One common application for thermal sensors is in thermal (infrared) detection devices such as night vision equipment. One such class of thermal detection devices includes a focal plane array of infrared detector elements or thermal sensors coupled to an integrated circuit substrate with a corresponding number of contact pads disposed between the focal plane array and the integrated circuit substrate. The thermal sensors typically define the respective picture elements or pixels of the resulting thermal image.
One type of thermal sensor includes a thermal sensitive element formed from thermal sensitive material that exhibits a state of electrical polarization and capacitance dependant upon temperature changes in response to thermal radiation. Barium striatum titanate (BST) is one example of such pyroelectric material. For some applications, an infrared absorber and common electrode assembly may be disposed on one side of the thermal sensitive elements. A sensor signal electrode may be disposed on the opposite side of each thermal sensitive element. The infrared absorber and common electrode assembly typically extends across the surface of the focal plane array and may be coupled to each of the thermal sensitive elements. Each thermal sensitive element may have its own separate signal sensor electrode. Each infrared detector element or thermal sensor is defined (in part) by the infrared absorber and common electrode assembly and a respective sensor signal electrode. The thermal sensitive elements may function as a dielectric disposed between the common electrode assembly and the respective sensor signal electrodes which function as capacitive plates.
Various techniques associated with fabrication of very large scale integrated circuits have been used to fabricate a focal plane array and its associated integrated circuit substrate. Examples of such techniques include wet etching and dry etching. Such dry etching techniques typically include ion milling, plasma etching, reactive ion etching, and reactive ion beam etching.

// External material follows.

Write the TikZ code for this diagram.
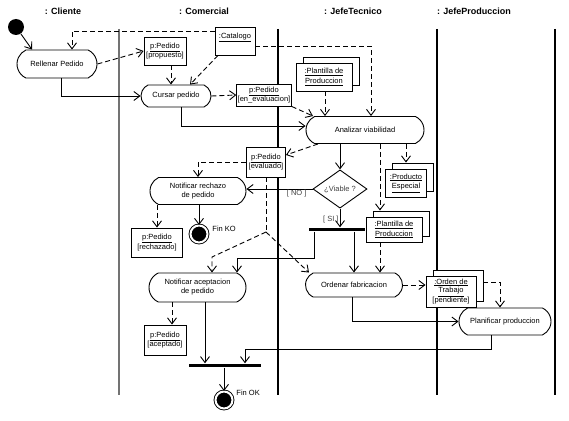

Also, laser etching or milling techniques have been used for some applications. Both isotropic and anisotropic etching techniques may be used depending upon the desired configuration for the resulting focal plane array and/or its associated integrated circuit substrate.
Problems associated with both wet and dry etching techniques include undesired etching of the mask layer and/or undesired etching of the substrate and/or other layers deposited during a previous fabrication step. Also, techniques for determining the desired end point of an etching process are critical to prevent over etching and to increase both throughput and reproducibility of the fabrication process. Previously available etching techniques have not provided the desired selectivity to effectively fabricate a focal plane array with the desired throughput and reproducibility between product runs. Also, laser milling frequently produces slag which further limits the use of this technique.
Laser milling often requires thermal annealing and other complex processing due to the interaction between the laser and the material used to form the substrate. Also, laser milling frequently produces slag which further limits the use of this technique. Presently available dry etching techniques require expensive, complex equipment and processes which are not compatible with low cost, high volume production of thermal sensors. Presently available dry etching techniques also require a relatively large or thick etch stop to prevent undesired removal of material.